-- Start Supplied information --
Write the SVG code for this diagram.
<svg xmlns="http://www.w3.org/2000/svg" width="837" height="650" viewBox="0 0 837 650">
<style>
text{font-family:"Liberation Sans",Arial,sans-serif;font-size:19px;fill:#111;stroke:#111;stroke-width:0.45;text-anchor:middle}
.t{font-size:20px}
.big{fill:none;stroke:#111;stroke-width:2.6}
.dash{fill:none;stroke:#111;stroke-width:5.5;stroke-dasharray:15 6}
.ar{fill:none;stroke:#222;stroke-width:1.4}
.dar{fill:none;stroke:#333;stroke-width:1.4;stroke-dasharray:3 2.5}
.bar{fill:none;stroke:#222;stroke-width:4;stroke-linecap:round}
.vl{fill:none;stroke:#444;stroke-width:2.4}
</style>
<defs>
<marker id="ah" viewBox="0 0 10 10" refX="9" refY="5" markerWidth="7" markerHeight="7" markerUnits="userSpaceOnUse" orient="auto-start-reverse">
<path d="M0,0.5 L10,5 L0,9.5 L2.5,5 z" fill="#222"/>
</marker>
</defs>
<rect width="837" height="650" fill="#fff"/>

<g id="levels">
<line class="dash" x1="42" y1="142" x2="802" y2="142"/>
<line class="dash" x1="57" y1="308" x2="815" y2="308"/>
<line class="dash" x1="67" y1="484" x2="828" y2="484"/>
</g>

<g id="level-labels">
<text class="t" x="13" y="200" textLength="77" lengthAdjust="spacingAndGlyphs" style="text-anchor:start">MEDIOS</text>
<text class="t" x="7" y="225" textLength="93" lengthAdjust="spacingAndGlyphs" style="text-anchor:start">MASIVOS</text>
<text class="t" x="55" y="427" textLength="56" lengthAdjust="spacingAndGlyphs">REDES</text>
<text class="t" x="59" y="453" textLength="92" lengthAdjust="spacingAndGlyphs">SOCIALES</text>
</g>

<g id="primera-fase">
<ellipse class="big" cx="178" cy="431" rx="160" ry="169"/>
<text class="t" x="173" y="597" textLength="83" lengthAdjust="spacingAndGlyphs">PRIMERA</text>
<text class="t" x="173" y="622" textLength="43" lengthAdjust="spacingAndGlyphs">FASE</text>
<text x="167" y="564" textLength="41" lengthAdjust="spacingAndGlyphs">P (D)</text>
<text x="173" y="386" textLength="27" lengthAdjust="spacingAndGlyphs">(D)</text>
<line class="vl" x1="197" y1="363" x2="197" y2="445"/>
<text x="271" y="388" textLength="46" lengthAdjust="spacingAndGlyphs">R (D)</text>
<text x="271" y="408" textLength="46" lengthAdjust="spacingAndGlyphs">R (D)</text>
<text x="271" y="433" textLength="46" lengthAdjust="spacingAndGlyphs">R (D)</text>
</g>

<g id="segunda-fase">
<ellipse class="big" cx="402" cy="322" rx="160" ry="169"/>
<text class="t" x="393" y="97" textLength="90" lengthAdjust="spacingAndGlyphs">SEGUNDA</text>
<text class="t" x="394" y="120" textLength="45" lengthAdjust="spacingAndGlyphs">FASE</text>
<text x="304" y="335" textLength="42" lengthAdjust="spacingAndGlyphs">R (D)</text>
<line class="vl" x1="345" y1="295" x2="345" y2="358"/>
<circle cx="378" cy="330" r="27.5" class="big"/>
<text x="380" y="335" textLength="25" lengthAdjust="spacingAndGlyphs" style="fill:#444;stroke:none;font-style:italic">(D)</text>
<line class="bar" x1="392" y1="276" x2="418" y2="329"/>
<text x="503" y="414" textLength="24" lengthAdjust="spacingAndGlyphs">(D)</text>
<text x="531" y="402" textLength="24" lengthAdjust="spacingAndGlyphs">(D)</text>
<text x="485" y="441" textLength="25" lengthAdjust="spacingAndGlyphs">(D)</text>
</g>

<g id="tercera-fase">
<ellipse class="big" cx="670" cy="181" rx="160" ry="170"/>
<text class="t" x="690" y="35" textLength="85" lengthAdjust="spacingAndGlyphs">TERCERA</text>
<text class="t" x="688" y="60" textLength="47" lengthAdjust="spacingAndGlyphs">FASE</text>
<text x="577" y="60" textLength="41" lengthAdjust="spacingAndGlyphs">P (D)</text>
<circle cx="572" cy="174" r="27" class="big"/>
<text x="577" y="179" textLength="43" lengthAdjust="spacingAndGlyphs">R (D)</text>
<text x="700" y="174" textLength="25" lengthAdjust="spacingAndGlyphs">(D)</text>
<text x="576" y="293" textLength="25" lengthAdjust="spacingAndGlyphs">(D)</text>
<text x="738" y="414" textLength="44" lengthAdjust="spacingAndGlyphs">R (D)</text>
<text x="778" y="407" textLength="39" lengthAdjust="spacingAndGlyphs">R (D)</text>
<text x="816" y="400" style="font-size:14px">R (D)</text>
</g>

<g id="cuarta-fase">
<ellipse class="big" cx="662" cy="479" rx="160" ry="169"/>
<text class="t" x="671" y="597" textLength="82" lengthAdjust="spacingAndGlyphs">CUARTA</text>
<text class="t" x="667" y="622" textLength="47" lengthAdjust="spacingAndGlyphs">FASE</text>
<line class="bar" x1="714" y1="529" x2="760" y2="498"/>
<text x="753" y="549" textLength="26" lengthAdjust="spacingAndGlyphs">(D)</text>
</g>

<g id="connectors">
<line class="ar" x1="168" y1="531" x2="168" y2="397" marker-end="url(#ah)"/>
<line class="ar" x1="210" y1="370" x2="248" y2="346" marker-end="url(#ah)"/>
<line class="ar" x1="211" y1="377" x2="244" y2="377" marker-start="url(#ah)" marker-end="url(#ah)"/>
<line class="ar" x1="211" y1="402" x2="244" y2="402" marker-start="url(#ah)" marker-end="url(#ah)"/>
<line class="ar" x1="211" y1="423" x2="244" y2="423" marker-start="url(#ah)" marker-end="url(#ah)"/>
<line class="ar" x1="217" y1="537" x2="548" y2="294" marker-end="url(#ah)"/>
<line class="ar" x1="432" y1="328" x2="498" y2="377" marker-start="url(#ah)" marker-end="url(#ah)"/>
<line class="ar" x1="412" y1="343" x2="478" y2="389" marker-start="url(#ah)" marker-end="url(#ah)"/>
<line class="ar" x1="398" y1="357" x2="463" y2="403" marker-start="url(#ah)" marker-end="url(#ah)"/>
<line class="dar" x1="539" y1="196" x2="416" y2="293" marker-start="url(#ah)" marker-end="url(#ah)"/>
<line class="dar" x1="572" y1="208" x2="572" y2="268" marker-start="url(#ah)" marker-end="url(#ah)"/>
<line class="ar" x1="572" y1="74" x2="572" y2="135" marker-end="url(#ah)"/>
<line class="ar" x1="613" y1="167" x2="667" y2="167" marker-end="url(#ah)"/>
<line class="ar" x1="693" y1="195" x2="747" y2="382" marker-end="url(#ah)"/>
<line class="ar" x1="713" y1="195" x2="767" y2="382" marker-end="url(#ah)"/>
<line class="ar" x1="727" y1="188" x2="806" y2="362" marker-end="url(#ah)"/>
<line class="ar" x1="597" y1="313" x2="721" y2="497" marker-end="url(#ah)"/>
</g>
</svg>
-- End Supplied information --
• Brief
Faithfully transcribe the whole of the data.

• Exercise response
Write the SVG code for this diagram.
<svg xmlns="http://www.w3.org/2000/svg" width="837" height="650" viewBox="0 0 837 650">
<style>
text{font-family:"Liberation Sans",Arial,sans-serif;font-size:19px;fill:#111;stroke:#111;stroke-width:0.45;text-anchor:middle}
.t{font-size:20px}
.big{fill:none;stroke:#111;stroke-width:2.6}
.dash{fill:none;stroke:#111;stroke-width:5.5;stroke-dasharray:15 6}
.ar{fill:none;stroke:#222;stroke-width:1.4}
.dar{fill:none;stroke:#333;stroke-width:1.4;stroke-dasharray:3 2.5}
.bar{fill:none;stroke:#222;stroke-width:4;stroke-linecap:round}
.vl{fill:none;stroke:#444;stroke-width:2.4}
</style>
<defs>
<marker id="ah" viewBox="0 0 10 10" refX="9" refY="5" markerWidth="7" markerHeight="7" markerUnits="userSpaceOnUse" orient="auto-start-reverse">
<path d="M0,0.5 L10,5 L0,9.5 L2.5,5 z" fill="#222"/>
</marker>
</defs>
<rect width="837" height="650" fill="#fff"/>

<g id="levels">
<line class="dash" x1="42" y1="142" x2="802" y2="142"/>
<line class="dash" x1="57" y1="308" x2="815" y2="308"/>
<line class="dash" x1="67" y1="484" x2="828" y2="484"/>
</g>

<g id="level-labels">
<text class="t" x="13" y="200" textLength="77" lengthAdjust="spacingAndGlyphs" style="text-anchor:start">MEDIOS</text>
<text class="t" x="7" y="225" textLength="93" lengthAdjust="spacingAndGlyphs" style="text-anchor:start">MASIVOS</text>
<text class="t" x="55" y="427" textLength="56" lengthAdjust="spacingAndGlyphs">REDES</text>
<text class="t" x="59" y="453" textLength="92" lengthAdjust="spacingAndGlyphs">SOCIALES</text>
</g>

<g id="primera-fase">
<ellipse class="big" cx="178" cy="431" rx="160" ry="169"/>
<text class="t" x="173" y="597" textLength="83" lengthAdjust="spacingAndGlyphs">PRIMERA</text>
<text class="t" x="173" y="622" textLength="43" lengthAdjust="spacingAndGlyphs">FASE</text>
<text x="167" y="564" textLength="41" lengthAdjust="spacingAndGlyphs">P (D)</text>
<text x="173" y="386" textLength="27" lengthAdjust="spacingAndGlyphs">(D)</text>
<line class="vl" x1="197" y1="363" x2="197" y2="445"/>
<text x="271" y="388" textLength="46" lengthAdjust="spacingAndGlyphs">R (D)</text>
<text x="271" y="408" textLength="46" lengthAdjust="spacingAndGlyphs">R (D)</text>
<text x="271" y="433" textLength="46" lengthAdjust="spacingAndGlyphs">R (D)</text>
</g>

<g id="segunda-fase">
<ellipse class="big" cx="402" cy="322" rx="160" ry="169"/>
<text class="t" x="393" y="97" textLength="90" lengthAdjust="spacingAndGlyphs">SEGUNDA</text>
<text class="t" x="394" y="120" textLength="45" lengthAdjust="spacingAndGlyphs">FASE</text>
<text x="304" y="335" textLength="42" lengthAdjust="spacingAndGlyphs">R (D)</text>
<line class="vl" x1="345" y1="295" x2="345" y2="358"/>
<circle cx="378" cy="330" r="27.5" class="big"/>
<text x="380" y="335" textLength="25" lengthAdjust="spacingAndGlyphs" style="fill:#444;stroke:none;font-style:italic">(D)</text>
<line class="bar" x1="392" y1="276" x2="418" y2="329"/>
<text x="503" y="414" textLength="24" lengthAdjust="spacingAndGlyphs">(D)</text>
<text x="531" y="402" textLength="24" lengthAdjust="spacingAndGlyphs">(D)</text>
<text x="485" y="441" textLength="25" lengthAdjust="spacingAndGlyphs">(D)</text>
</g>

<g id="tercera-fase">
<ellipse class="big" cx="670" cy="181" rx="160" ry="170"/>
<text class="t" x="690" y="35" textLength="85" lengthAdjust="spacingAndGlyphs">TERCERA</text>
<text class="t" x="688" y="60" textLength="47" lengthAdjust="spacingAndGlyphs">FASE</text>
<text x="577" y="60" textLength="41" lengthAdjust="spacingAndGlyphs">P (D)</text>
<circle cx="572" cy="174" r="27" class="big"/>
<text x="577" y="179" textLength="43" lengthAdjust="spacingAndGlyphs">R (D)</text>
<text x="700" y="174" textLength="25" lengthAdjust="spacingAndGlyphs">(D)</text>
<text x="576" y="293" textLength="25" lengthAdjust="spacingAndGlyphs">(D)</text>
<text x="738" y="414" textLength="44" lengthAdjust="spacingAndGlyphs">R (D)</text>
<text x="778" y="407" textLength="39" lengthAdjust="spacingAndGlyphs">R (D)</text>
<text x="816" y="400" style="font-size:14px">R (D)</text>
</g>

<g id="cuarta-fase">
<ellipse class="big" cx="662" cy="479" rx="160" ry="169"/>
<text class="t" x="671" y="597" textLength="82" lengthAdjust="spacingAndGlyphs">CUARTA</text>
<text class="t" x="667" y="622" textLength="47" lengthAdjust="spacingAndGlyphs">FASE</text>
<line class="bar" x1="714" y1="529" x2="760" y2="498"/>
<text x="753" y="549" textLength="26" lengthAdjust="spacingAndGlyphs">(D)</text>
</g>

<g id="connectors">
<line class="ar" x1="168" y1="531" x2="168" y2="397" marker-end="url(#ah)"/>
<line class="ar" x1="210" y1="370" x2="248" y2="346" marker-end="url(#ah)"/>
<line class="ar" x1="211" y1="377" x2="244" y2="377" marker-start="url(#ah)" marker-end="url(#ah)"/>
<line class="ar" x1="211" y1="402" x2="244" y2="402" marker-start="url(#ah)" marker-end="url(#ah)"/>
<line class="ar" x1="211" y1="423" x2="244" y2="423" marker-start="url(#ah)" marker-end="url(#ah)"/>
<line class="ar" x1="217" y1="537" x2="548" y2="294" marker-end="url(#ah)"/>
<line class="ar" x1="432" y1="328" x2="498" y2="377" marker-start="url(#ah)" marker-end="url(#ah)"/>
<line class="ar" x1="412" y1="343" x2="478" y2="389" marker-start="url(#ah)" marker-end="url(#ah)"/>
<line class="ar" x1="398" y1="357" x2="463" y2="403" marker-start="url(#ah)" marker-end="url(#ah)"/>
<line class="dar" x1="539" y1="196" x2="416" y2="293" marker-start="url(#ah)" marker-end="url(#ah)"/>
<line class="dar" x1="572" y1="208" x2="572" y2="268" marker-start="url(#ah)" marker-end="url(#ah)"/>
<line class="ar" x1="572" y1="74" x2="572" y2="135" marker-end="url(#ah)"/>
<line class="ar" x1="613" y1="167" x2="667" y2="167" marker-end="url(#ah)"/>
<line class="ar" x1="693" y1="195" x2="747" y2="382" marker-end="url(#ah)"/>
<line class="ar" x1="713" y1="195" x2="767" y2="382" marker-end="url(#ah)"/>
<line class="ar" x1="727" y1="188" x2="806" y2="362" marker-end="url(#ah)"/>
<line class="ar" x1="597" y1="313" x2="721" y2="497" marker-end="url(#ah)"/>
</g>
</svg>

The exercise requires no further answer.